• Directions for this task
Reproduce all the lines exactly as they stand, apart from the pictures.

• Collected material
#####

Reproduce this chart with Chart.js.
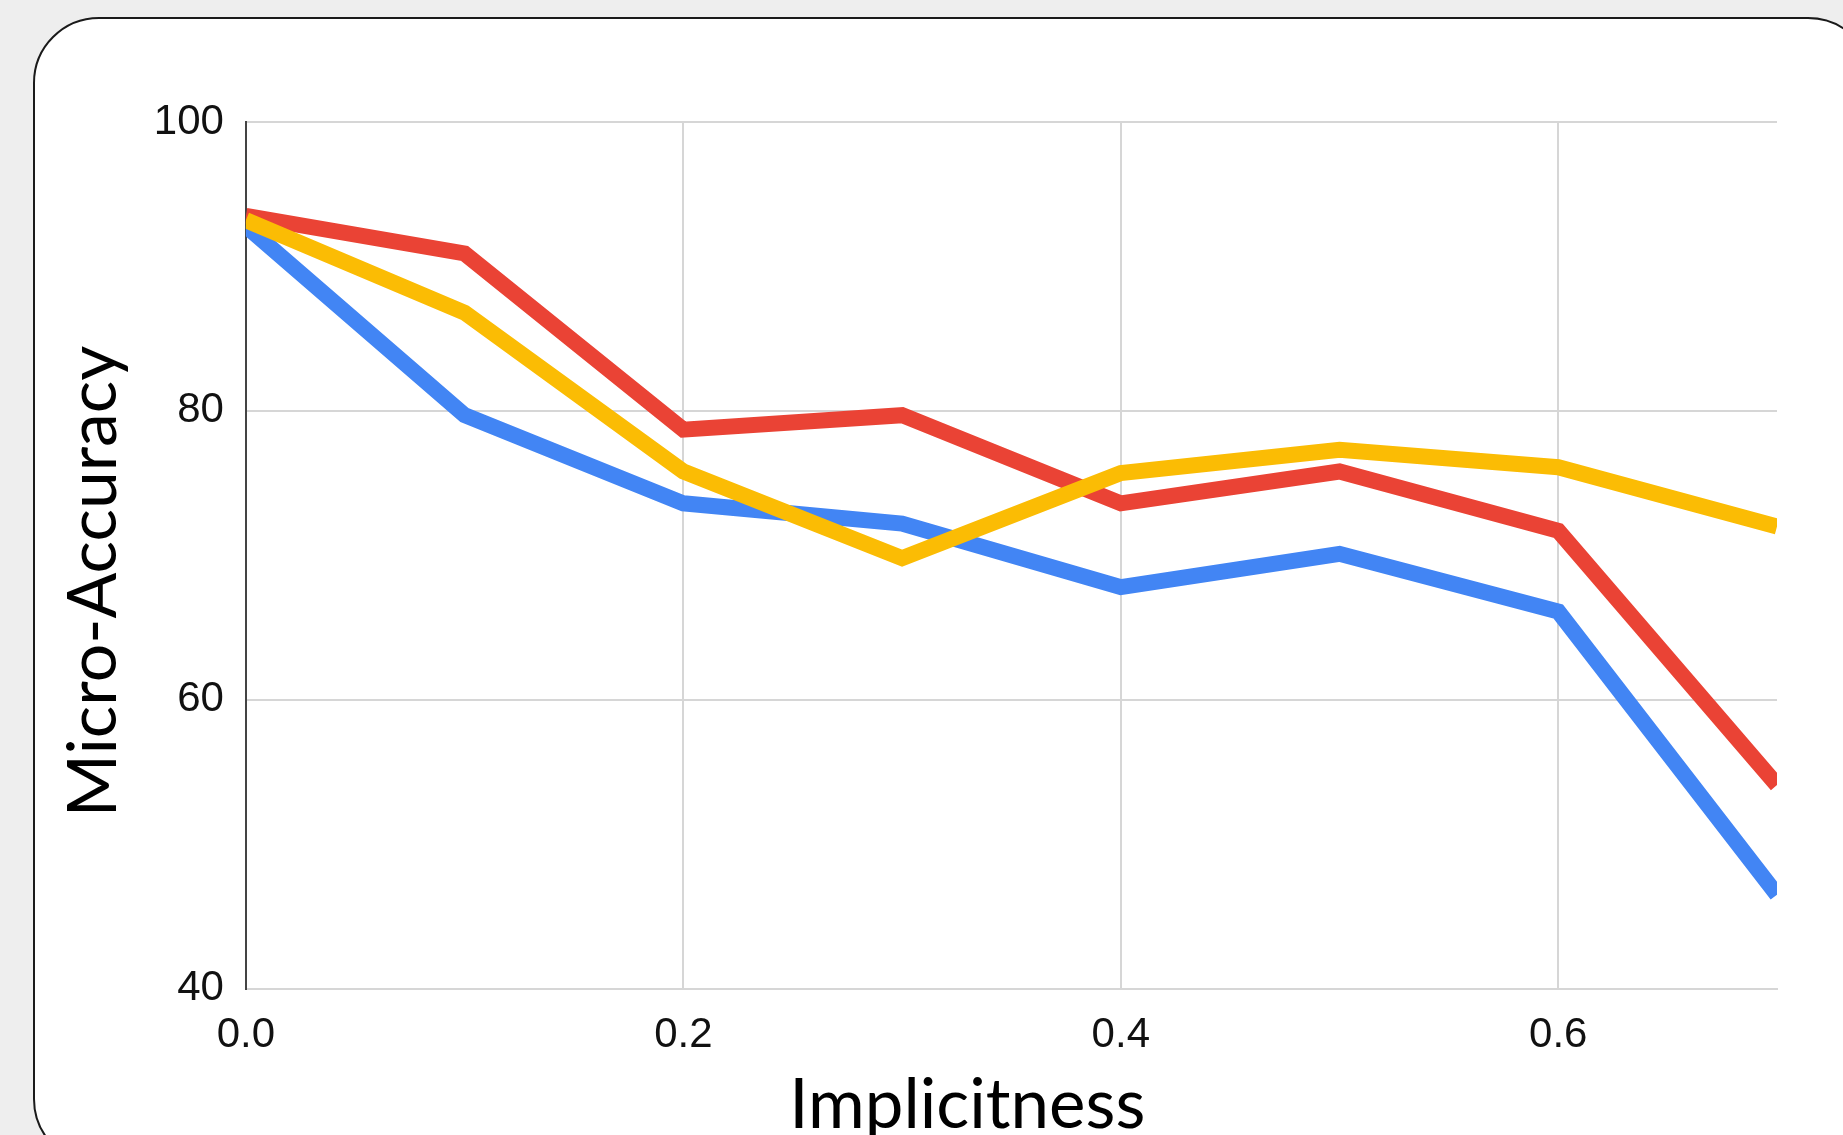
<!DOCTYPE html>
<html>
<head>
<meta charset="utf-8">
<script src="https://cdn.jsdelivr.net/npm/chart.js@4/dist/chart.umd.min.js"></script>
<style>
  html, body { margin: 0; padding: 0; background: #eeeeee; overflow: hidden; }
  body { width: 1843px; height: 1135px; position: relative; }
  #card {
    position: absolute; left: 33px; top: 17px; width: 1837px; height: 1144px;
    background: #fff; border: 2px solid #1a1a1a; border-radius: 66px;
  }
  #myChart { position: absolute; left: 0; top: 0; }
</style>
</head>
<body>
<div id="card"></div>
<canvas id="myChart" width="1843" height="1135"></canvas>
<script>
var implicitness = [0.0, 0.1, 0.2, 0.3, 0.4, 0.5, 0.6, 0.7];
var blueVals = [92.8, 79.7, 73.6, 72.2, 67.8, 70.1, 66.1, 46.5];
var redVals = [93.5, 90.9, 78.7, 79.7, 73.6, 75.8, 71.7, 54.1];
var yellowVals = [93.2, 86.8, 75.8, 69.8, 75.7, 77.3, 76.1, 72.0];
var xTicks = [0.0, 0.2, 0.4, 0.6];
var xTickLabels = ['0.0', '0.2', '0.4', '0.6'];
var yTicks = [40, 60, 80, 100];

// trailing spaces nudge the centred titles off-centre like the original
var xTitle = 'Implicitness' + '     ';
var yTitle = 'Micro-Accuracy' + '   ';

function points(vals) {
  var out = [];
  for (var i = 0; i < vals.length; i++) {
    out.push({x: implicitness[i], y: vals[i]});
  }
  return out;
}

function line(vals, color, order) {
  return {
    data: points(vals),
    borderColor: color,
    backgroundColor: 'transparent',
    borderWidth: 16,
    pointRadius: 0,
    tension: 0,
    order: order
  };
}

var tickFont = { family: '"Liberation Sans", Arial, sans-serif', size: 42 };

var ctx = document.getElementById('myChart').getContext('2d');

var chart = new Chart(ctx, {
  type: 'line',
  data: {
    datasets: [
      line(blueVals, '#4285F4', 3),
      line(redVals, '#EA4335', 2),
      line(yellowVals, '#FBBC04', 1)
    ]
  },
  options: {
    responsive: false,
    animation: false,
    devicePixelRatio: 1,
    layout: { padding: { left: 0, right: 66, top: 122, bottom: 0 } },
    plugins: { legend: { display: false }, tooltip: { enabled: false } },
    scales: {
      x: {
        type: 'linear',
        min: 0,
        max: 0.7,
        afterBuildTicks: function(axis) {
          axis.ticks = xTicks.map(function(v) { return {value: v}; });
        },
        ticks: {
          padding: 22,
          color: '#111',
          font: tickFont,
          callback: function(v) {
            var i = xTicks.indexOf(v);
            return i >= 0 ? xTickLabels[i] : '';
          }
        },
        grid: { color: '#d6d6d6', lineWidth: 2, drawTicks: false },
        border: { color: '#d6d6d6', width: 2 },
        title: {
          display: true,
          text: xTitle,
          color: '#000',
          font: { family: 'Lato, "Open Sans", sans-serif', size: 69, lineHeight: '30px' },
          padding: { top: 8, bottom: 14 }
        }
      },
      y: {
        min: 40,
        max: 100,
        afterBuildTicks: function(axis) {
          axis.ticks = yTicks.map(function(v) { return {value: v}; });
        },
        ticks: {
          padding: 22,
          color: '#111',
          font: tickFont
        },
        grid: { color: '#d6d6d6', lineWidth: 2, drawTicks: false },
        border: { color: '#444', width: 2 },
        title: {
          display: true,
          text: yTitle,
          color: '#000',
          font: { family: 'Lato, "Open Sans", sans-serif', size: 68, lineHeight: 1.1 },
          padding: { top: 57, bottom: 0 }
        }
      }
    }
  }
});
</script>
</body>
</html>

#####

• Answer to the problem
Reproduce this chart with Chart.js.
<!DOCTYPE html>
<html>
<head>
<meta charset="utf-8">
<script src="https://cdn.jsdelivr.net/npm/chart.js@4/dist/chart.umd.min.js"></script>
<style>
  html, body { margin: 0; padding: 0; background: #eeeeee; overflow: hidden; }
  body { width: 1843px; height: 1135px; position: relative; }
  #card {
    position: absolute; left: 33px; top: 17px; width: 1837px; height: 1144px;
    background: #fff; border: 2px solid #1a1a1a; border-radius: 66px;
  }
  #myChart { position: absolute; left: 0; top: 0; }
</style>
</head>
<body>
<div id="card"></div>
<canvas id="myChart" width="1843" height="1135"></canvas>
<script>
var implicitness = [0.0, 0.1, 0.2, 0.3, 0.4, 0.5, 0.6, 0.7];
var blueVals = [92.8, 79.7, 73.6, 72.2, 67.8, 70.1, 66.1, 46.5];
var redVals = [93.5, 90.9, 78.7, 79.7, 73.6, 75.8, 71.7, 54.1];
var yellowVals = [93.2, 86.8, 75.8, 69.8, 75.7, 77.3, 76.1, 72.0];
var xTicks = [0.0, 0.2, 0.4, 0.6];
var xTickLabels = ['0.0', '0.2', '0.4', '0.6'];
var yTicks = [40, 60, 80, 100];

// trailing spaces nudge the centred titles off-centre like the original
var xTitle = 'Implicitness' + '     ';
var yTitle = 'Micro-Accuracy' + '   ';

function points(vals) {
  var out = [];
  for (var i = 0; i < vals.length; i++) {
    out.push({x: implicitness[i], y: vals[i]});
  }
  return out;
}

function line(vals, color, order) {
  return {
    data: points(vals),
    borderColor: color,
    backgroundColor: 'transparent',
    borderWidth: 16,
    pointRadius: 0,
    tension: 0,
    order: order
  };
}

var tickFont = { family: '"Liberation Sans", Arial, sans-serif', size: 42 };

var ctx = document.getElementById('myChart').getContext('2d');

var chart = new Chart(ctx, {
  type: 'line',
  data: {
    datasets: [
      line(blueVals, '#4285F4', 3),
      line(redVals, '#EA4335', 2),
      line(yellowVals, '#FBBC04', 1)
    ]
  },
  options: {
    responsive: false,
    animation: false,
    devicePixelRatio: 1,
    layout: { padding: { left: 0, right: 66, top: 122, bottom: 0 } },
    plugins: { legend: { display: false }, tooltip: { enabled: false } },
    scales: {
      x: {
        type: 'linear',
        min: 0,
        max: 0.7,
        afterBuildTicks: function(axis) {
          axis.ticks = xTicks.map(function(v) { return {value: v}; });
        },
        ticks: {
          padding: 22,
          color: '#111',
          font: tickFont,
          callback: function(v) {
            var i = xTicks.indexOf(v);
            return i >= 0 ? xTickLabels[i] : '';
          }
        },
        grid: { color: '#d6d6d6', lineWidth: 2, drawTicks: false },
        border: { color: '#d6d6d6', width: 2 },
        title: {
          display: true,
          text: xTitle,
          color: '#000',
          font: { family: 'Lato, "Open Sans", sans-serif', size: 69, lineHeight: '30px' },
          padding: { top: 8, bottom: 14 }
        }
      },
      y: {
        min: 40,
        max: 100,
        afterBuildTicks: function(axis) {
          axis.ticks = yTicks.map(function(v) { return {value: v}; });
        },
        ticks: {
          padding: 22,
          color: '#111',
          font: tickFont
        },
        grid: { color: '#d6d6d6', lineWidth: 2, drawTicks: false },
        border: { color: '#444', width: 2 },
        title: {
          display: true,
          text: yTitle,
          color: '#000',
          font: { family: 'Lato, "Open Sans", sans-serif', size: 68, lineHeight: 1.1 },
          padding: { top: 57, bottom: 0 }
        }
      }
    }
  }
});
</script>
</body>
</html>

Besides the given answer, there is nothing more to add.